** begin Provided data **

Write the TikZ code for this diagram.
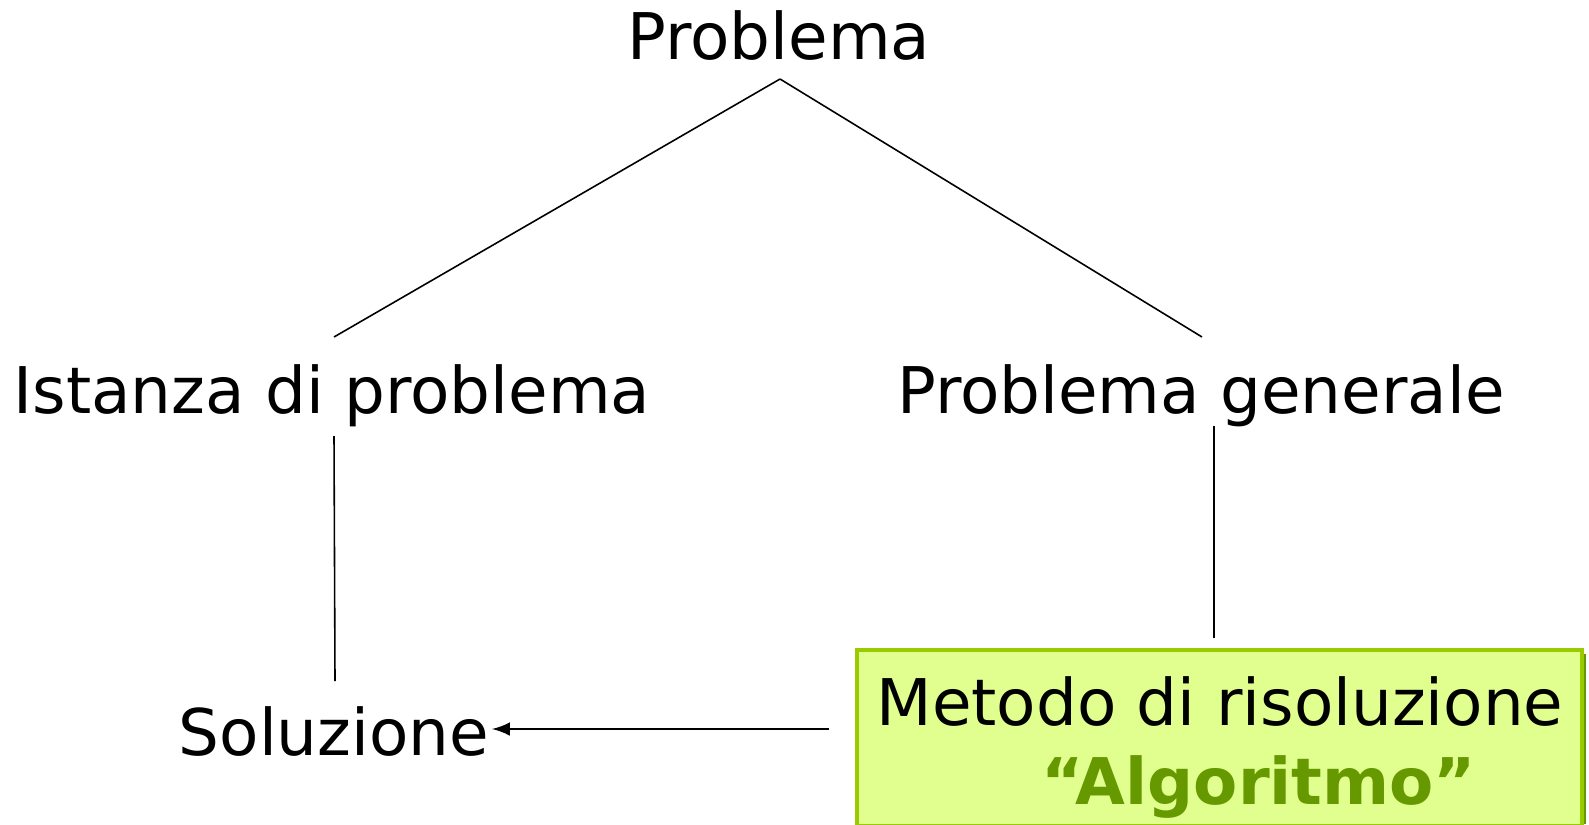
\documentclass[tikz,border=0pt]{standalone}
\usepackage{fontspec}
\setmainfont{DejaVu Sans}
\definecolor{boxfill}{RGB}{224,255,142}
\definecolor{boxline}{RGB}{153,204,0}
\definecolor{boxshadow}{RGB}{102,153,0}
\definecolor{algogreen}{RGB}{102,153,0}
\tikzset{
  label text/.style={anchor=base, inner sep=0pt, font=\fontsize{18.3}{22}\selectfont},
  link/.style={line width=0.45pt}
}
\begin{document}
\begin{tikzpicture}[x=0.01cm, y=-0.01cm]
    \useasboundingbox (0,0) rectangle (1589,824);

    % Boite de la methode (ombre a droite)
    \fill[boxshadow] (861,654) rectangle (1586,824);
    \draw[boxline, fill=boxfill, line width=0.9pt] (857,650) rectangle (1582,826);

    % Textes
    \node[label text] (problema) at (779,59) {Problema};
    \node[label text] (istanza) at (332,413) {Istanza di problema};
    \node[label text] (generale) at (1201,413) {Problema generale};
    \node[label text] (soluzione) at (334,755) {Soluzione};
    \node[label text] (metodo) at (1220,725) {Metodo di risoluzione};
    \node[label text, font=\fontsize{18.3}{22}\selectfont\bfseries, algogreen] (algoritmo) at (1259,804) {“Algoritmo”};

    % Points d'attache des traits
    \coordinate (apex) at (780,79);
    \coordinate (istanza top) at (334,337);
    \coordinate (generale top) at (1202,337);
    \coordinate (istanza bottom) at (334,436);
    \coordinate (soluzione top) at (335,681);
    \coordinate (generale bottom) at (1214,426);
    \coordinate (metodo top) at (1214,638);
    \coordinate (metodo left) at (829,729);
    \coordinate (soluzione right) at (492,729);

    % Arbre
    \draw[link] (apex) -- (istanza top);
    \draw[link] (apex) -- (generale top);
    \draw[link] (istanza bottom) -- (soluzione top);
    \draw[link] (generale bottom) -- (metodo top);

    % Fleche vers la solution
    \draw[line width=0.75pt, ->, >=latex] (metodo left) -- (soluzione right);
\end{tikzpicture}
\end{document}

** end Provided data **

Skip the pictures and restate exactly the lines from the beginning of the listing to the line with "algogreen] (algoritmo) at", that line included.

Write the TikZ code for this diagram.
\documentclass[tikz,border=0pt]{standalone}
\usepackage{fontspec}
\setmainfont{DejaVu Sans}
\definecolor{boxfill}{RGB}{224,255,142}
\definecolor{boxline}{RGB}{153,204,0}
\definecolor{boxshadow}{RGB}{102,153,0}
\definecolor{algogreen}{RGB}{102,153,0}
\tikzset{
  label text/.style={anchor=base, inner sep=0pt, font=\fontsize{18.3}{22}\selectfont},
  link/.style={line width=0.45pt}
}
\begin{document}
\begin{tikzpicture}[x=0.01cm, y=-0.01cm]
    \useasboundingbox (0,0) rectangle (1589,824);

    % Boite de la methode (ombre a droite)
    \fill[boxshadow] (861,654) rectangle (1586,824);
    \draw[boxline, fill=boxfill, line width=0.9pt] (857,650) rectangle (1582,826);

    % Textes
    \node[label text] (problema) at (779,59) {Problema};
    \node[label text] (istanza) at (332,413) {Istanza di problema};
    \node[label text] (generale) at (1201,413) {Problema generale};
    \node[label text] (soluzione) at (334,755) {Soluzione};
    \node[label text] (metodo) at (1220,725) {Metodo di risoluzione};
    \node[label text, font=\fontsize{18.3}{22}\selectfont\bfseries, algogreen] (algoritmo) at (1259,804) {“Algoritmo”};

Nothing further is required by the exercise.